I'm running Linux Mint too. Nvidia 590 with Cuda toolkit 13.1. I havn't had errors when context gets high. Max I've hit is 130k with Qwen3.5 122B.

[-]

RedAdo2020@reddit

Yes it is weird. I was playing with it some more today. I have made an interesting discovery. If I use Split Mode Graph (Ik_Llama.cpp) it doesn't bug out. I got to 49k context without issues. Problem with that is, I use 5 x GPUs, so using SMG with offloading some to CPU, I lose a lot of VRAM to Buffer. So with a 140GB model, I have got all five GPUs each with 16GB of VRAM, with over 15GB on each card, AND of my 96GB of system RAM, I have 88GB in use just running Mint and the Model.

[-]

lemondrops9@reddit

Good to know, I haven't tried Ik_Llama.cpp yet. Ive been sticking too llama.cpp lately and some LM Studio.

[-]

RedAdo2020@reddit

I think I found a solution! GGML_CUDA_DISABLE_GRAPHS=1 seems to be a winner. I've managed to run up to 49k context once, and 64k context once, and now running a second time as I type. Looks like my problem might have been way too many Graphs on the main GPU!

[-]

lemondrops9@reddit

Interesting, so many things to configure.

btw what gpus are you running?

[-]

RedAdo2020@reddit

4 x internal 5070Ti running on PCIe lanes. And a 5060 Ti 16GB running on Thunderbolt 4.

[-]

RedAdo2020@reddit

Can't offload less, GPU's memory is full. And I really don't want to go below IQ2 or IQ3 Quants.

I'm in the middle of building a PC with my older gear, using same OS but Cuda 12.8 instead of 13.1, and a few other llama.cpp make parameters changes to see if anything helps, and if it might be a hardware problem with current build.

[-]

Shipworms@reddit

No - but I have been using old mining hardware; also : a warning about server power supplies 😳

Server PSU warning first : breakout boards. The fancy ones with a proper ATX power connector on them have a high failure rate. Often they stop working. Looking at the ATX specs : ATX PSUs need to analyse the voltage outputs, then tell the motherboard the voltage rails have stabilised. Only then does the motherboard accept the 12v, 5v, 3.3v rails.

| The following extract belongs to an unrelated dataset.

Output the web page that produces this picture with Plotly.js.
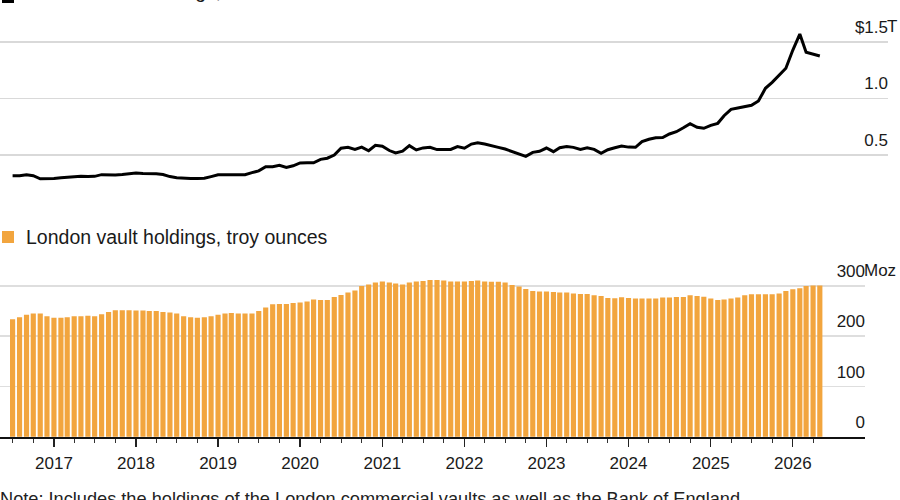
<!DOCTYPE html>
<html>
<head>
<meta charset="utf-8">
<script src="https://cdn.plot.ly/plotly-3.0.1.min.js"></script>
<style>
  html, body { margin: 0; padding: 0; background: #ffffff; }
  #chart { width: 900px; height: 500px; }
</style>
</head>
<body>
<div id="chart"></div>
<script>
// Monthly series, first month July 2016
const firstMonth = { year: 2016, month: 7 };

// Value of the holdings, trillions of US dollars
const valueTrillions = [
  0.318, 0.318, 0.327, 0.318, 0.290, 0.289, 0.293, 0.300, 0.305, 0.312, 0.313, 0.310,
  0.312, 0.327, 0.325, 0.325, 0.328, 0.335, 0.341, 0.337, 0.337, 0.334, 0.328, 0.310,
  0.300, 0.294, 0.292, 0.292, 0.295, 0.310, 0.326, 0.327, 0.325, 0.324, 0.326, 0.345,
  0.360, 0.397, 0.397, 0.410, 0.390, 0.405, 0.430, 0.432, 0.432, 0.462, 0.472, 0.500,
  0.560, 0.568, 0.550, 0.570, 0.538, 0.586, 0.578, 0.540, 0.518, 0.535, 0.583, 0.545,
  0.563, 0.568, 0.548, 0.550, 0.550, 0.575, 0.560, 0.597, 0.609, 0.597, 0.580, 0.568,
  0.553, 0.533, 0.509, 0.489, 0.524, 0.533, 0.562, 0.530, 0.565, 0.575, 0.568, 0.550,
  0.565, 0.550, 0.515, 0.547, 0.565, 0.580, 0.570, 0.568, 0.618, 0.639, 0.652, 0.655,
  0.686, 0.706, 0.741, 0.777, 0.745, 0.736, 0.762, 0.780, 0.847, 0.903, 0.915, 0.927,
  0.939, 0.977, 1.089, 1.142, 1.204, 1.266, 1.427, 1.568, 1.407, 1.392, 1.374
];

// London vault holdings, millions of troy ounces
const holdingsMoz = [
  234, 238, 243, 245, 245, 240, 237, 237, 238, 240, 240, 241,
  240, 244, 248, 251.5, 251.5, 251.5, 251, 251, 250, 250, 248, 247,
  245, 240, 238, 237, 238, 240, 243, 245, 246, 245, 245, 245,
  250, 257, 263.5, 264, 264, 266, 267, 269, 273, 272, 272, 278,
  282, 287, 291, 300, 303, 307, 309, 307, 305, 303, 307, 309,
  310, 312, 312, 311, 309, 309, 309, 310, 311, 309, 308.5, 308.5,
  307, 302, 299, 294, 290, 289, 289, 288, 287, 287, 285, 284,
  284, 281.5, 280, 276, 275.5, 277.5, 276, 275, 275, 275, 275, 277,
  277, 278, 278, 281.5, 280, 278.5, 275, 272, 273, 275, 277, 281.5,
  283.5, 283.5, 283.5, 283.5, 285, 290, 293.5, 295.5, 300, 301, 301
];

// Axis labels
const yearTicks = ['2017', '2018', '2019', '2020', '2021', '2022', '2023', '2024', '2025', '2026'];
const valueTickVals = [0.5, 1.0, 1.5];
const valueTickText = ['0.5', '1.0', '$1.5'];
const ozTickVals = [0, 100, 200, 300];
const ozTickText = ['0', '100', '200', '300'];

const valueLegendText = 'London vault holdings, value';
const holdingsLegendText = 'London vault holdings, troy ounces';
const noteText = 'Note: Includes the holdings of the London commercial vaults as well as the Bank of England';

const lineColor = '#000000';
const barColor = '#F2A53E';

// Month dates for both series
function pad(n) { return (n < 10 ? '0' : '') + n; }
const months = holdingsMoz.map((_, i) => {
  const m0 = firstMonth.month - 1 + i;
  const y = firstMonth.year + Math.floor(m0 / 12);
  return y + '-' + pad((m0 % 12) + 1) + '-01';
});

// Quarterly minor ticks within the data span
const quarterTicks = months.filter(d => ['01', '04', '07', '10'].includes(d.slice(5, 7)));
const yearTickVals = yearTicks.map(y => y + '-01-01');

// Shared time scale: both panels use the same pixels per day
const bottomRight = 865 / 900;
const topRight = 888 / 900;
const t0 = Date.parse('2016-05-06T00:00:00Z');
const t1 = Date.parse('2026-11-18T00:00:00Z');
const tTop = t0 + (t1 - t0) * (topRight / bottomRight);
function fmt(t) { return new Date(t).toISOString().replace('T', ' ').replace('Z', ''); }

const font = 'Liberation Sans, Arial, Helvetica, sans-serif';
const ink = '#1a1a1a';

const traces = [
  {
    type: 'scatter',
    mode: 'lines',
    x: months,
    y: valueTrillions,
    xaxis: 'x',
    yaxis: 'y',
    line: { color: lineColor, width: 3, shape: 'linear' },
    showlegend: false,
    hoverinfo: 'skip'
  },
  {
    type: 'bar',
    x: months,
    y: holdingsMoz,
    xaxis: 'x2',
    yaxis: 'y2',
    name: holdingsLegendText,
    marker: { color: barColor, line: { width: 0 } },
    showlegend: false,
    hoverinfo: 'skip'
  }
];

const valueAxisStyle = {
  side: 'right',
  ticks: '',
  showline: false,
  zeroline: false,
  showgrid: true,
  gridcolor: '#d9d9d9',
  gridwidth: 1.5,
  ticklabelposition: 'inside top',
  ticklabelstandoff: -3,
  ticklabelshift: -3,
  tickfont: { family: font, size: 17, color: ink },
  tickmode: 'array'
};

// Legend key: coloured square followed by its label
function legendKey(color, label, yPage, boxYShift) {
  return [
    {
      text: '\u00a0',
      xref: 'paper', x: 2 / 900, xanchor: 'left',
      yref: 'paper', y: 1 - yPage / 500, yanchor: 'middle', yshift: boxYShift || 0,
      width: 12, height: 12, borderpad: 0, borderwidth: 0,
      bgcolor: color,
      showarrow: false,
      font: { family: font, size: 8, color: color }
    },
    {
      text: label,
      xref: 'paper', x: 24 / 900, xanchor: 'left',
      yref: 'paper', y: 1 - yPage / 500, yanchor: 'middle',
      showarrow: false,
      font: { family: font, size: 19.5, color: ink }
    }
  ];
}

const layout = {
  width: 900,
  height: 500,
  margin: { l: 0, r: 0, t: 0, b: 0, pad: 0 },
  paper_bgcolor: '#ffffff',
  plot_bgcolor: 'rgba(0,0,0,0)',
  showlegend: false,
  bargap: 0.18,
  font: { family: font, color: ink },
  xaxis: {
    type: 'date',
    domain: [0, topRight],
    range: [fmt(t0), fmt(tTop)],
    anchor: 'y',
    showticklabels: false,
    showgrid: false,
    zeroline: false,
    showline: false,
    ticks: ''
  },
  yaxis: Object.assign({}, valueAxisStyle, {
    domain: [1 - 190 / 500, 1 - 8 / 500],
    range: [0.1915, 1.798],
    anchor: 'x',
    tickvals: valueTickVals,
    ticktext: valueTickText
  }),
  xaxis2: {
    type: 'date',
    domain: [0, bottomRight],
    range: [fmt(t0), fmt(t1)],
    anchor: 'y2',
    showgrid: false,
    zeroline: false,
    showline: true,
    linecolor: '#111111',
    linewidth: 1.5,
    ticks: 'outside',
    ticklen: 8,
    tickwidth: 1.3,
    tickcolor: '#222222',
    tickmode: 'array',
    tickvals: yearTickVals,
    ticktext: yearTicks,
    tickfont: { family: font, size: 17, color: ink },
    ticklabelstandoff: 2,
    minor: {
      tickmode: 'array',
      tickvals: quarterTicks,
      ticks: 'outside',
      ticklen: 4,
      tickwidth: 1,
      tickcolor: '#333333',
      showgrid: false
    }
  },
  yaxis2: Object.assign({}, valueAxisStyle, {
    domain: [1 - 437.2 / 500, 1 - 255 / 500],
    range: [-1, 361.7],
    anchor: 'x2',
    tickvals: ozTickVals,
    ticktext: ozTickText,
    gridcolor: '#dedede'
  }),
  annotations: [
    {
      text: 'T',
      xref: 'paper', x: topRight, xanchor: 'left', xshift: -3,
      yref: 'y', y: 1.5, yanchor: 'bottom', yshift: 4,
      showarrow: false,
      font: { family: font, size: 17, color: ink }
    },
    {
      text: 'Moz',
      xref: 'paper', x: bottomRight, xanchor: 'left', xshift: -3,
      yref: 'y2', y: 300, yanchor: 'bottom', yshift: 4,
      showarrow: false,
      font: { family: font, size: 17, color: ink }
    }
  ]
    .concat(legendKey(lineColor, valueLegendText, -9, -6))
    .concat(legendKey(barColor, holdingsLegendText, 237, 0))
    .concat([
      {
        text: noteText,
        xref: 'paper', x: -0.002, xanchor: 'left',
        yref: 'paper', y: 1 - 487 / 500, yanchor: 'top',
        showarrow: false,
        font: { family: font, size: 18.2, color: '#222222' }
      }
    ])
};

Plotly.newPlot('chart', traces, layout, { staticPlot: true, displayModeBar: false });
</script>
</body>
</html>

ATX PSUs also need to tell the motherboard *before it happens* if any of the power rails are about to go out of spec. The PSU needs to analyse the internal PSU hardware, and remove the ‘voltage rails are safe’ signal if the PSU is about to fail, so the motherboard can disconnect the rails before it gets fried!

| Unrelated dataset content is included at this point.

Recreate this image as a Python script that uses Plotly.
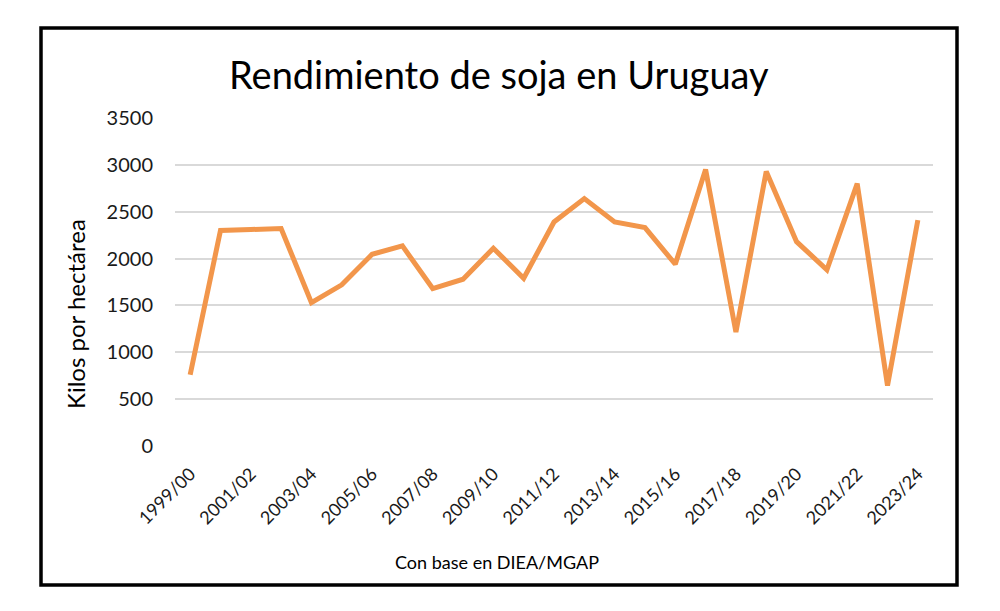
import plotly.graph_objects as go

seasons = ["1999/00", "2000/01", "2001/02", "2002/03", "2003/04", "2004/05", "2005/06",
           "2006/07", "2007/08", "2008/09", "2009/10", "2010/11", "2011/12", "2012/13",
           "2013/14", "2014/15", "2015/16", "2016/17", "2017/18", "2018/19", "2019/20",
           "2020/21", "2021/22", "2022/23", "2023/24"]
rendimiento = [760, 2300, 2310, 2320, 1530, 1720, 2045, 2135, 1680, 1780, 2110, 1790,
               2390, 2640, 2390, 2330, 1940, 2950, 1215, 2930, 2180, 1880, 2800, 645, 2410]
y_ticks = [0, 500, 1000, 1500, 2000, 2500, 3000, 3500]
x_tick_labels = seasons[::2]

FONT = "Lato, 'Liberation Sans', sans-serif"

# page has an 8px body margin; work in window pixels and convert
OFF = 8
W, H = 1000 - OFF, 611 - OFF
PL, PR, PT, PB = 175, 933, 118, 446  # plot area in window pixels
L = PL - OFF
R = W - (PR - OFF)
T = PT - OFF
B = H - (PB - OFF)
pw = PR - PL
ph = PB - PT

def px_x(p):
    return (p - PL) / pw

def px_y(p):
    return (PB - p) / ph

fig = go.Figure()
fig.add_trace(go.Scatter(
    x=seasons, y=rendimiento, mode="lines",
    line=dict(color="#F2964B", width=5),
    hoverinfo="x+y", showlegend=False,
))

fig.update_layout(
    width=W, height=H,
    margin=dict(l=L, r=R, t=T, b=B),
    paper_bgcolor="white", plot_bgcolor="white",
    font=dict(family=FONT, color="#222222"),
    xaxis=dict(
        type="category", range=[-0.5, len(seasons) - 0.5],
        tickmode="array", tickvals=x_tick_labels, ticktext=x_tick_labels,
        tickangle=-45, tickfont=dict(size=18, color="#1a1a1a"),
        showgrid=False, showline=False, zeroline=False, ticks="",
        ticklabelstandoff=13,
    ),
    yaxis=dict(
        range=[0, 3500], tickmode="array", tickvals=y_ticks,
        tickfont=dict(size=20, color="#1a1a1a"),
        showgrid=True, gridcolor="#D9D9D9", gridwidth=1.5,
        zeroline=False, showline=False, ticks="", ticklen=0,
        ticklabelstandoff=21,
    ),
    shapes=[dict(
        type="rect", xref="paper", yref="paper",
        x0=px_x(41), x1=px_x(957), y0=px_y(585), y1=px_y(28),
        line=dict(color="black", width=3.5), fillcolor="rgba(0,0,0,0)",
    )],
    annotations=[
        dict(text="Rendimiento de soja en Uruguay", xref="paper", yref="paper",
             x=px_x(499), y=px_y(74), showarrow=False,
             font=dict(size=38, color="#000000", family=FONT),
             xanchor="center", yanchor="middle"),
        dict(text="Kilos por hectárea", xref="paper", yref="paper",
             x=px_x(75), y=px_y(314), showarrow=False, textangle=-90,
             font=dict(size=24, color="#000000", family=FONT),
             xanchor="center", yanchor="middle"),
        dict(text="Con base en DIEA/MGAP", xref="paper", yref="paper",
             x=px_x(497), y=px_y(562), showarrow=False,
             font=dict(size=18, color="#000000", family=FONT),
             xanchor="center", yanchor="middle"),
    ],
)

fig.write_html("out.html")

Server PSUs only output 12 volts. In short : I don’t trust breakout boards to be safe for the motherboard, and they may be dangerous, especially if they fail. I doubt the breakout boards have all the required safety monitoring devices…

That said, a very basic breakout board (12v only) did work, but the fancy ones? I won’t go near … especially as they only nad 30 day warranties … and they are all rather old now!

Using a no-name 8-slot riserless motherboard, Intel Arc Pro B50s ran fine (as did a Radeon Pro W6600). Used the 12v only breakout board too!

Using a new AsRock H510 Pro BTC+ 6-slot riserless, the Arc Pro B50s also run fine, but I can also use 5060Ti cards. Amcuaing a decent ATX PSU. No instability either. Not the fastest PCIe slots, but rock solid so far!

One thing to try would be llama.cpp (compiled with Vulkan support); it can run mixed setups (I have had ATI, nVidia, and Intel Arc Pro all running on one board with this); it could be a way to rule out most hardware issues (such as riser card signal quality), at least for initial troubleshooting?

[-]

Lyceum_Tech@reddit (OP)

yess the long riser cables have been giving us interference problems too. shorter ones helped a lot. delivery times suck though.